Last year, I was going to a football game, and of course realized at 10 am Sunday morning that you can’t buy alcohol on Sundays. So I went to my Mom’s house, and emptied her cabinet of all the bottles of weird liquor that she has received for Christmas over the past few years. Naturally, I took the bottles out of their holiday decorative boxes, and put the boxes back in the cabinet. This took some time, because I frequently found empty boxes left over from previous raids. I have a picture that I keep meaning to submit for the People Pages of me at the game, drinking Schnapps out of a bottle shaped like the Nutcracker. Now that is pathetic.

At 29, I find myself flipping back and forth. I decided a while ago that I would be a grown up when I could remember to buy toilet paper before I run out, and remember to do the laundry before I run out of underwear. It hasn’t happened yet.

I felt grown up a couple of weeks ago when my grandmother died and I had to deal with getting my dad from the airport in San Francisco to the service in Los Angeles and back. Nothing can make you feel mature than taking care of your parents.

I had to quote the whole thing becasue it so totally sums up my feelings!

I am at a loss, thank you for explaining my own head for me!

Maybe I feel like this because I never really wanted to DO anything, I was in sales because it came easy and paid ok. I feel like nothing mow that I am starting over. I REALLY wish I could stay home with the kids forever, I really love it, but alas, it doesnt pay.

I just keep waiting for the time when I dont need my brother to upgrade my computer, my father to fix my car, etc etc.

Having kids didnt make me feel complete, or like a grown up. I take pride in their balanced diet, the good lunches I pack for them, I take them to all the movies I can afford, and to hell with what others deem appropriate! My almost 6 yr old LOVED Planet of the Apes! I try to be a good mother, but I dont feel like I am a grown up, more like a babysitter.

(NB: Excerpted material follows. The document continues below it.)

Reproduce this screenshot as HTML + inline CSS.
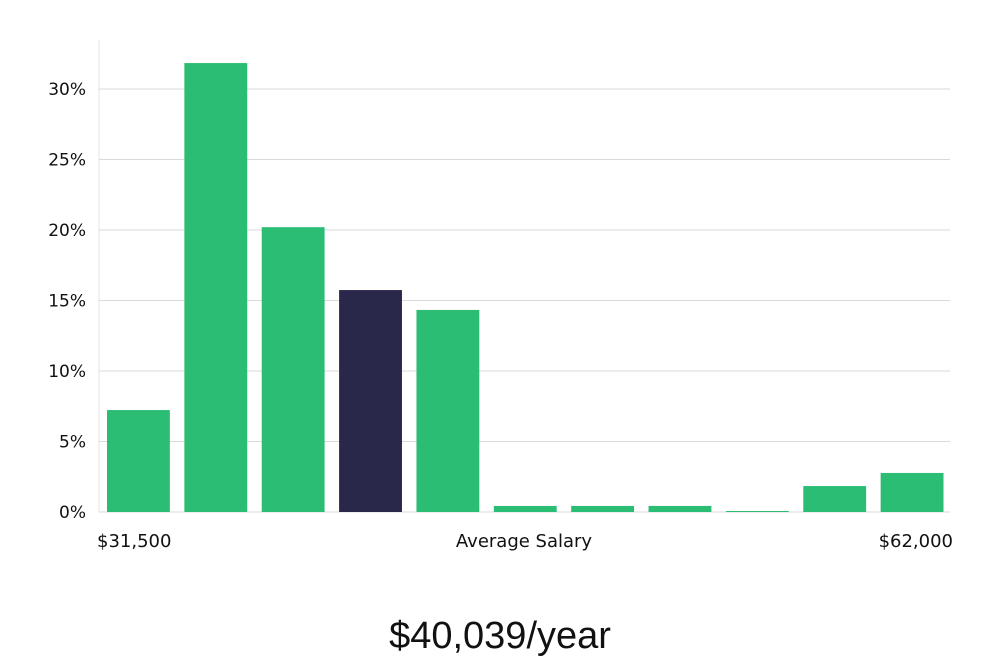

Its so good to see so many of you feel un-grown-up too.
I am NOT alone!

I am right there with you. I just found out today that my bid on a house was accepted. Within the next month and a half, I will be living in my very own home. I start the paperwork and money moving tomorrow. Yes, of course I am feeling excited, nervous, etc…but I do have a vague feeling of not truly being connected to all of this. It doesn’t seem REAL. (I’m 32 too, BTW)

I have a full time job that requires a lot of know how.

I go to school, when I can afford to.

I own my car.

I pay insurance.

I do my taxes.

But…do I feel like an adult? Nope.

Am I what I thought I would be? Nope.

Do I feel like I am where I am supposed to be? Nope. But I’m working on it.

I’m sad now. I’m the only one who thinks she’s a grown-up. That depresses me. I don’t want to be too old for my age.

Of course, I’m not so grown-up that I don’t still do things like watch clouds and anthropomorphize things.